More than 90 percent of Coulter’s sales come from online and telephone orders, which he fills from his warehouse. It is about three times the size of his XL Feet store, east of downtown St. Paul. And two of his in-store customers drove at least two hours to try on boots and shoes for their extra-large feet.
Coulter, a Minneapolis native, started working at McDonald’s out of high school. He was promoted to management training at $9 an hour before he quit to sell phones at a couple of area Verizon stores.
“I was in my 20s making $50,000 to $60,000, selling cool electronics, with benefits and a 401(k) match,” he said. “I left … because I have a size 16 foot. It was really difficult to find shoes.
“I used to ask my tall customers where they bought shoes. There was the former Roberts Shoes on East Lake Street and sometimes outlet malls. But it was hit and miss. I thought there was a business opportunity.”
One of his customers was a businessman who told him to study the industry.
Coulter went to a shoe fair and struck a deal with Zota, maker of inexpensive dress shoes. Then it was Thorogood Boots of Wisconsin. They made very small orders of a dozen or so pairs that he would sell online and deliver in his van.
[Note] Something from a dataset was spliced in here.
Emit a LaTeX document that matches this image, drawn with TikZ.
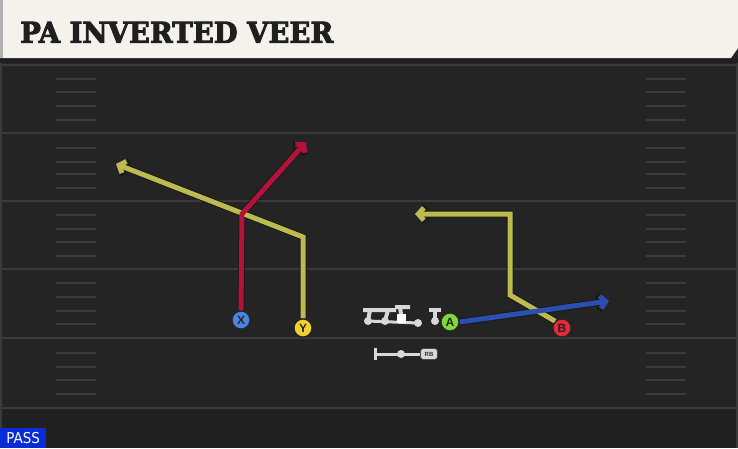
\documentclass[tikz,border=0pt]{standalone}
\usepackage{fontspec}
\setsansfont{Liberation Sans}
\newfontfamily\titlefont[BoldFeatures={FakeBold=3}]{DejaVu Serif Condensed}
\newfontfamily\passfont{DejaVu Sans Condensed}
\usetikzlibrary{arrows.meta}
\definecolor{fieldbg}{HTML}{242424}
\definecolor{fieldlow}{HTML}{202020}
\definecolor{yardline}{HTML}{3A3A3A}
\definecolor{hashc}{HTML}{3C3C3C}
\definecolor{cream}{HTML}{F5F2EC}
\definecolor{routeyellow}{HTML}{BDBA4F}
\definecolor{routered}{HTML}{B3123A}
\definecolor{routeblue}{HTML}{2A4FAE}
\definecolor{pblue}{HTML}{4A86E0}
\definecolor{pyellow}{HTML}{F2D22E}
\definecolor{pgreen}{HTML}{7ED83A}
\definecolor{pred}{HTML}{E8283C}
\definecolor{passblue}{HTML}{0A2CD8}
\definecolor{olgray}{HTML}{D8D8D8}
\tikzset{
  player/.style={circle, minimum size=18pt, inner sep=0pt, draw=black!85, line width=1.2pt,
    font=\sffamily\bfseries\fontsize{12}{12}\selectfont, text=black!85},
  routeout/.style={line width=7pt, draw=black!90, line join=miter, -{Straight Barb[length=6.5pt,width=15pt]}},
  routein/.style={line width=5pt, line join=miter, -{Straight Barb[length=5.5pt,width=12.5pt]}},
  yard/.style={draw=yardline, line width=2pt},
  hashmark/.style={draw=hashc, line width=1.5pt},
  olshape/.style={draw=olgray, line width=4pt},
}
\begin{document}
\begin{tikzpicture}[x=1pt,y=-1pt]
\useasboundingbox (0,0) rectangle (738,448);
% field
\fill[fieldbg] (0,0) rectangle (738,448);
\fill[fieldlow] (0,408) rectangle (738,448);
\draw[draw=yardline, line width=1.5pt] (1,60) -- (1,448);
\draw[draw=yardline, line width=1.5pt] (737,60) -- (737,448);
% yard lines
\foreach \y in {65,133,201,269,338,408} \draw[yard] (0,\y) -- (738,\y);
% hashes
\foreach \y in {79,92,106,120,148,162,174,188,215,229,242,256,283,297,311,324,353,367,380,394}{
  \draw[hashmark] (56,\y) -- (96,\y);
  \draw[hashmark] (646,\y) -- (686,\y);
}
% title bar
\fill[black!88] (0,58) rectangle (738,63);
\fill[cream] (0,0) -- (738,0) -- (738,48) -- (731,58) -- (0,58) -- cycle;
\fill[black!30] (0,0) rectangle (3,58);
\node[anchor=south west, inner sep=0pt, text=black!88] (title) at (20,43)
  {\resizebox{313pt}{21pt}{\titlefont\bfseries PA INVERTED VEER}};
% players
\node[player, fill=pblue] (X) at (241,320) {X};
\node[player, fill=pyellow] (Y) at (303,328) {Y};
\node[player, fill=pgreen] (A) at (450,322) {A};
\node[player, fill=pred] (B) at (562,328) {B};
% route points
\coordinate (x1) at (242,214);
\coordinate (x2) at (306,142);
\coordinate (y1) at (303,237);
\coordinate (y2) at (116,164);
\coordinate (a1) at (609,301);
\coordinate (b1) at (510,295);
\coordinate (b2) at (510,214);
\coordinate (b3) at (415,214);
% routes: outlines
\draw[routeout] (Y.north) -- (y1) -- (y2);
\draw[routeout] (X.north) -- (x1) -- (x2);
\draw[routeout] (B.north west) -- (b1) -- (b2) -- (b3);
\draw[routeout] (A.east) -- (a1);
% routes: colour
\draw[routein, routeyellow] (Y.north) -- (y1) -- (y2);
\draw[routein, routered] (X.north) -- (x1) -- (x2);
\draw[routein, routeyellow] (B.north west) -- (b1) -- (b2) -- (b3);
\draw[routein, routeblue] (A.east) -- (a1);
% redraw players on top
\node[player, fill=pblue] at (X) {X};
\node[player, fill=pyellow] at (Y) {Y};
\node[player, fill=pgreen] at (A) {A};
\node[player, fill=pred] at (B) {B};
% offensive line
\coordinate (o1) at (368,321);
\coordinate (o2) at (385,321);
\coordinate (o3) at (402,321);
\coordinate (o4) at (418,323);
\coordinate (o5) at (435,321);
\draw[olshape, line width=3pt] (o1) -- (o4);
\draw[olshape] (363,310) -- (379,310) (370,310) -- (o1);
\draw[olshape] (379,310) -- (396,310) (388,310) -- (o2);
\draw[olshape] (395,307) -- (410,307) (400,307) -- (o3);
\draw[olshape] (429,310) -- (441,310) (o5) -- (435,310);
\fill[white] (397,314) rectangle (406,323);
\foreach \p in {o1,o2,o4,o5} \fill[olgray] (\p) circle (4pt);
% running back
\coordinate (rb0) at (375,354);
\coordinate (rb1) at (401,354);
\node[fill=olgray, draw=black!70, line width=0.6pt, rounded corners=3pt, inner sep=1pt, minimum width=17pt, minimum height=11pt,
  font=\sffamily\bfseries\fontsize{6}{6}\selectfont, text=black!80] (RB) at (429,354) {RB};
\draw[olshape, line width=3pt] (375,348) -- (375,360);
\draw[olshape, line width=3pt] (rb0) -- (RB.west);
\fill[olgray] (rb1) circle (4pt);
% pass label
\node[fill=passblue, anchor=south west, inner sep=0pt, minimum width=46pt, minimum height=20pt,
  text=white, font=\passfont\fontsize{15}{15}\selectfont] (pass) at (0,448) {PASS};
\end{tikzpicture}
\end{document}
He was running out of savings in 2010 when then CEO Joe Selvaggio of Microgrants, a nonprofit that provides up to $1,500 grants to the working poor and struggling minority businesses, gave Coulter $1,000 to close an order with Florsheim for two dozen pair of big shoes. He sold them at a nice profit in several days. Coulter leased space for a store, in 2011, inside a carpet operation in the same complex where he now has a storefront and warehouse.
Coulter enrolled in business counseling at the Metropolitan Economic Development Association (MEDA). It advises struggling minority businesses and also has a loan portfolio approaching $17 million. MEDA, a licensed small business lender, is supported by banks, foundations and others who support its mission of helping minority businesses prosper and become “bankable” by traditional commercial banks.
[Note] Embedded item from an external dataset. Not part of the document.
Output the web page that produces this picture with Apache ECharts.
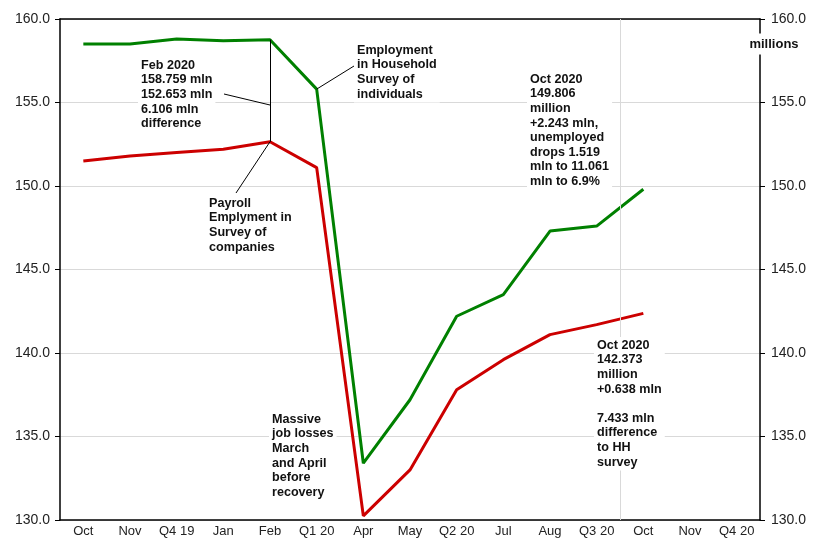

Coulter had bad credit after he lost a Minneapolis duplex he had bought as an investment at the height of the real estate boom before the Great Recession. He couldn’t meet the mortgage while starting XL Feet. The property’s value also plummeted. Coulter couldn’t refinance, and the bank foreclosed.
Colter blames himself. He also lost thousands of his savings in that duplex. He has since restored his credit rating.
In 2016, Venture Bank and MEDA provided a $90,000 term loan and a line of credit that allowed XL Feet to markedly expand inventory and sales. Coulter now is one of the bigger sellers of large-size shoes and boots in the Midwest for shoemakers like Florsheim, Columbia, Propét, Wolverine, Thorogood and New Balance.
Last fall, Coulter donated $1,200 to Microgrants in appreciation for the $1,000 grant that kept him going in 2010.
“Adrian had cashed in his 401(k) retirement plan and was struggling and grossing about $6,000 that year, when we made that $1,000 grant so he could place the order with Florsheim,” recalled Microgrants CEO Don Samuels, who succeeded Selvaggio. “He’s coachable. He listened to his MEDA business counselor. He worked hard.
“He’s very personable. Modest but assertive. And he is a respected small business and community leader. We’ve used him to talk to other [fledgling] business people. He’s grateful.”
George Jacobson, veteran leader of MEDA’s Minneapolis business center, said too many small minority enterprises fail because the owners lack the savings or the generous rich uncle, the knowledge about credit history and the capacity to navigate the ups and downs of the treacherous first years in business.
“They often approach lenders poorly prepared,” Jacobson said. “Most do not know how to apply for commercial credit, the secrets of debt service, leverage and liquidity.”
He added, “Going to a bank … can be intimidating. MEDA [helps] address these barriers.”
Coulter said the yearslong struggle has been worth it.
“Thanks to the support of my siblings, my parents and MEDA … I have graduated to freedom,” said Coulter. “I owe so much to those who look like, yet came before me. I am truly standing as a free man on their shoulders.”